### What is being asked
Using the material below, repeat exactly the lines from the one with "Convert this chart to Bokeh code." through the one with "50, 60, 70]", ends included, without any images.

### Stored records
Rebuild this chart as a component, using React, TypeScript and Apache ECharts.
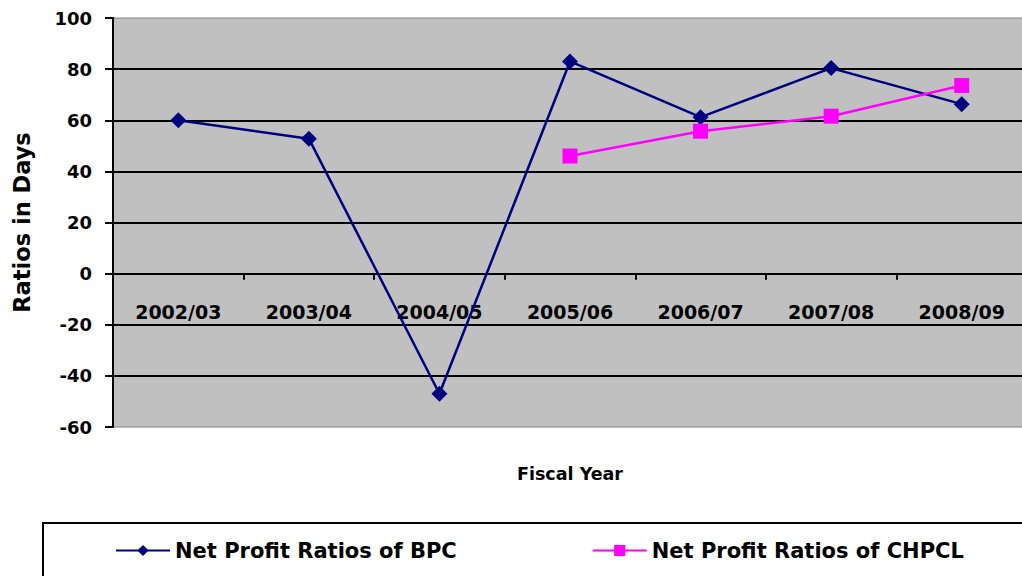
import React, { useEffect, useRef } from "react";
import * as echarts from "echarts";

const categories = ["2002/03", "2003/04", "2004/05", "2005/06", "2006/07", "2007/08", "2008/09"];
const bpcValues = [60, 52.8, -47, 83, 61.2, 80.4, 66.3];
const chpclValues = [null, null, null, 46, 55.7, 61.6, 73.6];
const seriesNames = ["Net Profit Ratios of BPC", "Net Profit Ratios of CHPCL"];

const FONT = "DejaVu Sans";

export default function App() {
  const ref = useRef<HTMLDivElement>(null);
  useEffect(() => {
    document.body.style.margin = "0";
    document.body.style.overflow = "hidden";
    const chart = echarts.init(ref.current!, null, { renderer: "svg" });
    chart.setOption({
      animation: false,
      backgroundColor: "#ffffff",
      grid: {
        left: 113,
        top: 18,
        right: 0,
        bottom: 149,
        show: true,
        backgroundColor: "#C0C0C0",
        borderColor: "#808080",
        borderWidth: 1,
      },
      graphic: [
        {
          type: "rect",
          shape: { x: 43, y: 523, width: 1010, height: 80 },
          style: { fill: "none", stroke: "#000", lineWidth: 2 },
          silent: true,
        },
        {
          type: "text",
          x: 570,
          y: 474,
          style: {
            text: "Fiscal Year",
            fontFamily: FONT,
            fontWeight: "bold",
            fontSize: 17.5,
            fill: "#000",
            align: "center",
            verticalAlign: "middle",
          },
        },
      ],
      legend: {
        left: 110,
        top: 535,
        itemWidth: 54,
        itemHeight: 14,
        itemGap: 135,
        textStyle: { fontFamily: FONT, fontWeight: "bold", fontSize: 21, color: "#000" },
        data: seriesNames,
      },
      xAxis: {
        type: "category",
        data: categories,
        boundaryGap: true,
        axisLine: { onZero: true, lineStyle: { color: "#000", width: 2 } },
        axisTick: { show: true, length: 6, lineStyle: { color: "#000", width: 2 } },
        axisLabel: {
          interval: 0,
          margin: -125,
          fontFamily: FONT,
          fontWeight: "bold",
          fontSize: 19,
          color: "#000",
        },
        splitLine: { show: false },
      },
      yAxis: {
        type: "value",
        min: -60,
        max: 100,
        interval: 20,
        name: "Ratios in Days",
        nameLocation: "middle",
        nameGap: 80,
        nameTextStyle: { fontFamily: FONT, fontWeight: "bold", fontSize: 22.5, color: "#000" },
        axisLine: { show: true, lineStyle: { color: "#000", width: 2 } },
        axisTick: { show: true, length: 8, lineStyle: { color: "#000", width: 2 } },
        axisLabel: { margin: 21, fontFamily: FONT, fontWeight: "bold", fontSize: 18, color: "#000" },
        splitLine: {
          show: true,
          showMinLine: false,
          showMaxLine: false,
          lineStyle: { color: "#000", width: 2 },
        },
      },
      series: [
        {
          name: seriesNames[0],
          type: "line",
          data: bpcValues,
          symbol: "diamond",
          symbolSize: 16,
          itemStyle: { color: "#000080" },
          lineStyle: { color: "#000080", width: 2.5 },
          connectNulls: false,
        },
        {
          name: seriesNames[1],
          type: "line",
          data: chpclValues,
          symbol: "rect",
          symbolSize: 15,
          itemStyle: { color: "#FF00FF" },
          lineStyle: { color: "#FF00FF", width: 2.5 },
          connectNulls: false,
        },
      ],
    });
    return () => chart.dispose();
  }, []);
  return (
    <div
      ref={ref}
      style={{ position: "fixed", left: 0, top: 0, width: 1027, height: 576, overflow: "hidden" }}
    />
  );
}
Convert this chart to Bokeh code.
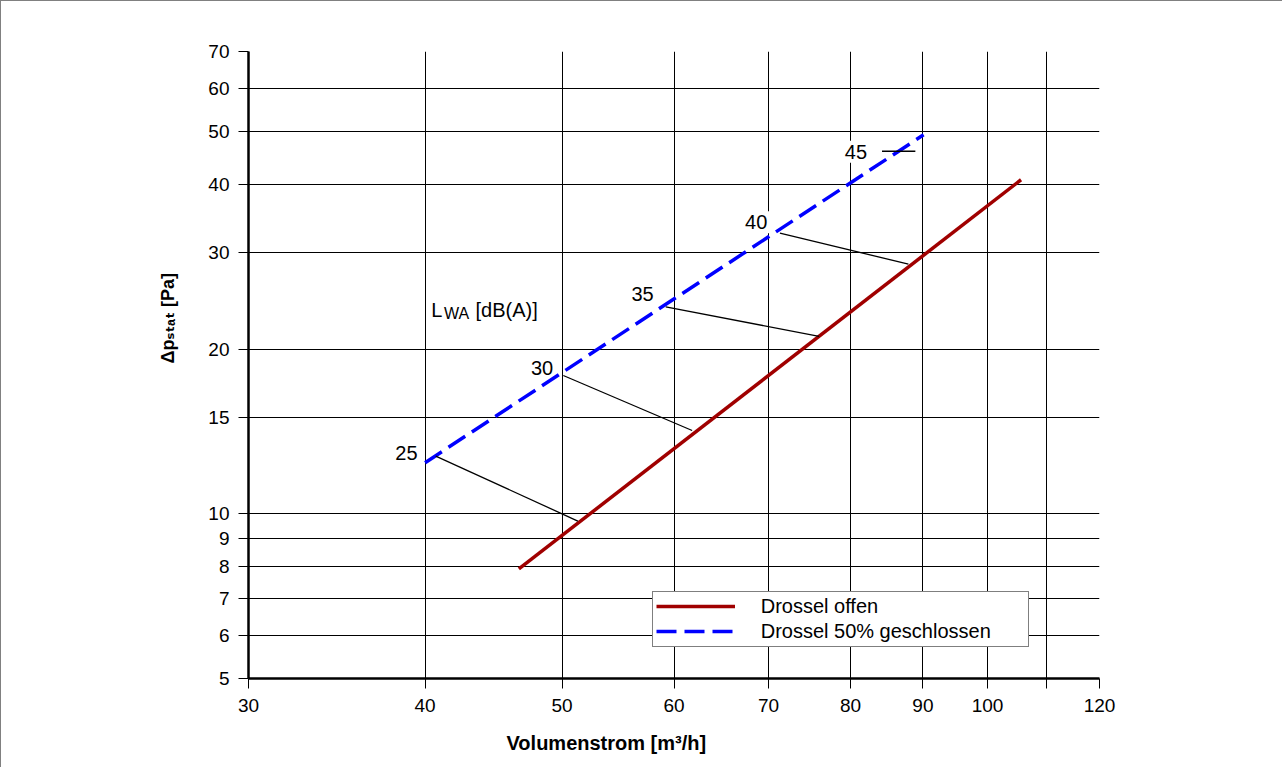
from bokeh.plotting import figure
from bokeh.models import Range1d, FixedTicker, NumeralTickFormatter, Label, Legend, LegendItem, Title
from bokeh.embed import file_html
from bokeh.resources import INLINE

# ---------------- data ----------------
x_ticks = [30, 40, 50, 60, 70, 80, 90, 100, 120]
x_minor = [110]
y_ticks = [5, 6, 7, 8, 9, 10, 15, 20, 30, 40, 50, 60, 70]

open_q = [46.6, 105.6]          # Drossel offen
open_dp = [7.93, 40.8]
half_q = [40.0, 90.1]           # Drossel 50% geschlossen
half_dp = [12.4, 49.3]

noise_levels = ["25", "30", "35", "40", "45"]
noise_q_start = [40.7, 50.1, 59.2, 71.3, 84.2]
noise_dp_start = [12.75, 17.9, 23.9, 32.6, 46.0]
noise_q_end = [51.3, 61.8, 76.0, 87.9, 88.9]
noise_dp_end = [9.7, 14.2, 21.1, 28.6, 46.0]
label_q = [38.8, 48.4, 57.0, 68.6, 80.7]
label_dp = [12.9, 18.5, 25.2, 34.1, 45.9]

lwa_q, lwa_dp = 40.4, 23.6

x_title = "Volumenstrom [m³/h]"
y_title = "Δpₛₜₐₜ [Pa]"

FONT = "Liberation Sans"

p = figure(width=1282, height=767, x_axis_type="log", y_axis_type="log",
           x_range=Range1d(30, 120), y_range=Range1d(5, 70),
           output_backend="svg", toolbar_location=None,
           min_border_left=247, min_border_right=184,
           min_border_top=50, min_border_bottom=89)
p.outline_line_color = None
p.background_fill_color = "white"
p.border_fill_color = "white"
p.styles = {"border-top": "1px solid #808080", "border-left": "1px solid #808080"}

for ax, ticks, minor in ((p.xaxis[0], x_ticks, x_minor), (p.yaxis[0], y_ticks, [])):
    ax.ticker = FixedTicker(ticks=ticks, minor_ticks=minor)
    ax.formatter = NumeralTickFormatter(format="0")
    ax.axis_line_width = 2.5
    ax.axis_line_color = "black"
    ax.major_tick_line_color = "black"
    ax.major_tick_line_width = 1
    ax.major_tick_out = 10
    ax.major_tick_in = 0
    ax.minor_tick_line_color = "black"
    ax.minor_tick_line_width = 1
    ax.minor_tick_out = 10
    ax.minor_tick_in = 0
    ax.major_label_text_font = FONT
    ax.major_label_text_font_size = "19px"
    ax.major_label_text_color = "black"
p.xaxis[0].major_label_standoff = 10
p.yaxis[0].major_label_standoff = 9

for g in (p.xgrid[0], p.ygrid[0]):
    g.grid_line_color = "black"
    g.grid_line_width = 1
    g.level = "image"
p.xgrid[0].minor_grid_line_color = "black"
p.xgrid[0].minor_grid_line_width = 1

# noise level labels (white boxes hide the grid)
for t, q, dp in zip(noise_levels, label_q, label_dp):
    p.add_layout(Label(x=q, y=dp, text=t, text_align="center", text_baseline="middle",
                       text_font=FONT, text_font_size="20px", text_color="black",
                       background_fill_color="white", padding=4, level="underlay"))

# L_WA [dB(A)]
p.add_layout(Label(x=lwa_q, y=lwa_dp, text="L", text_font=FONT, text_font_size="20px",
                   text_color="black", text_baseline="alphabetic",
                   background_fill_color="white", level="underlay"))
p.add_layout(Label(x=lwa_q, y=lwa_dp, text="[dB(A)]", x_offset=44.3,
                   text_font=FONT, text_font_size="20px", text_color="black",
                   text_baseline="alphabetic", background_fill_color="white",
                   level="underlay"))
p.add_layout(Label(x=lwa_q, y=lwa_dp, text="WA", x_offset=12.8, y_offset=-3.3,
                   text_font=FONT, text_font_size="16px", text_color="black",
                   text_baseline="alphabetic", level="underlay"))

r_open = p.line(open_q, open_dp, line_color="#A00000", line_width=3.5)
r_half = p.line(half_q, half_dp, line_color="#0000FF", line_width=3.5, line_dash="20 8")
p.segment(x0=noise_q_start, y0=noise_dp_start, x1=noise_q_end, y1=noise_dp_end,
          line_color="black", line_width=1.3)

legend = Legend(items=[LegendItem(label="Drossel offen", renderers=[r_open]),
                       LegendItem(label="Drossel 50% geschlossen", renderers=[r_half])],
                location=(403.7, 31.5), orientation="vertical", glyph_width=79, glyph_height=20,
                label_standoff=26, label_width=264, padding=3, spacing=2, margin=0,
                border_line_color="black", border_line_width=1,
                background_fill_color="white", background_fill_alpha=1,
                label_text_font=FONT, label_text_font_size="20px", label_text_color="black")
p.add_layout(legend)

# axis titles
p.add_layout(Title(text=x_title, align="left", offset=258, standoff=30,
                   text_font=FONT, text_font_size="20px", text_font_style="bold",
                   text_color="black"), "below")
p.add_layout(Title(text=y_title, align="left", offset=315, standoff=55,
                   text_font="Liberation Sans, DejaVu Sans", text_font_size="18px",
                   text_font_style="bold", text_color="black"), "left")

open("out.html", "w").write(file_html(p, INLINE))
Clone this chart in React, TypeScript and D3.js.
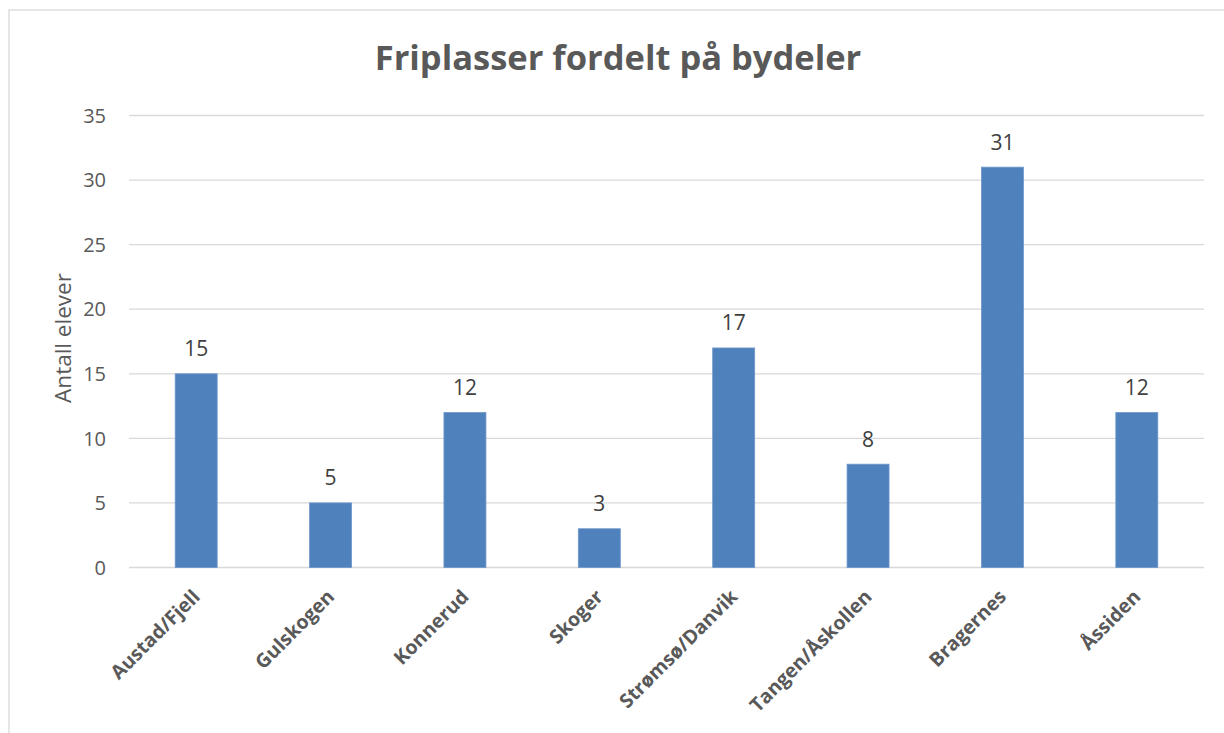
import * as d3 from 'd3';

const categories = ['Austad/Fjell', 'Gulskogen', 'Konnerud', 'Skoger', 'Strømsø/Danvik', 'Tangen/Åskollen', 'Bragernes', 'Åssiden'];
const values = [15, 5, 12, 3, 17, 8, 31, 12];
const yTicks = [0, 5, 10, 15, 20, 25, 30, 35];

const FONT = '"Open Sans", "DejaVu Sans", sans-serif';

export default function App() {
  const width = 1224;
  const height = 733;
  const left = 129;
  const right = 1204;
  const top = 115.5;
  const bottom = 567.5;

  const x = d3.scaleBand<string>().domain(categories).range([left, right]).paddingInner(0.6875).paddingOuter(0.34375);
  const y = d3.scaleLinear().domain([0, 35]).range([bottom, top]);

  return (
    <svg width={width} height={height} style={{ position: 'absolute', left: 0, top: 0, background: '#fff' }} fontFamily={FONT}>
      <rect x={9} y={10} width={1240} height={760} fill="#fff" stroke="#d9d9d9" strokeWidth={1.3} />
      <text x={618} y={70} textAnchor="middle" fontSize={34.5} fontWeight="bold" fill="#595959">
        Friplasser fordelt på bydeler
      </text>

      {yTicks.map((t) => (
        <g key={t}>
          <line x1={left} x2={right} y1={y(t)} y2={y(t)} stroke="#d9d9d9" strokeWidth={1.3} />
          <text x={106} y={y(t)} dy="0.36em" textAnchor="end" fontSize={20} fill="#595959">
            {t}
          </text>
        </g>
      ))}

      <text transform={`translate(71,338) rotate(-90)`} textAnchor="middle" fontSize={22.5} fill="#595959">
        Antall elever
      </text>

      {categories.map((c, i) => {
        const bx = x(c) ?? 0;
        const cx = bx + x.bandwidth() / 2;
        return (
          <g key={c}>
            <rect x={bx} y={y(values[i])} width={x.bandwidth()} height={bottom - y(values[i])} fill="#4f81bd" stroke="#6f97c9" strokeWidth={0.8} />
            <text x={cx} y={y(values[i]) - 17.5} textAnchor="middle" fontSize={21} fill="#404040">
              {values[i]}
            </text>
            <text transform={`translate(${cx + 5},${598}) rotate(-45)`} textAnchor="end" fontSize={19.5} fontWeight="bold" fill="#595959">
              {c}
            </text>
          </g>
        );
      })}
    </svg>
  );
}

### Solved problem
Convert this chart to Bokeh code.
from bokeh.plotting import figure
from bokeh.models import Range1d, FixedTicker, NumeralTickFormatter, Label, Legend, LegendItem, Title
from bokeh.embed import file_html
from bokeh.resources import INLINE

# ---------------- data ----------------
x_ticks = [30, 40, 50, 60, 70, 80, 90, 100, 120]
x_minor = [110]
y_ticks = [5, 6, 7, 8, 9, 10, 15, 20, 30, 40, 50, 60, 70]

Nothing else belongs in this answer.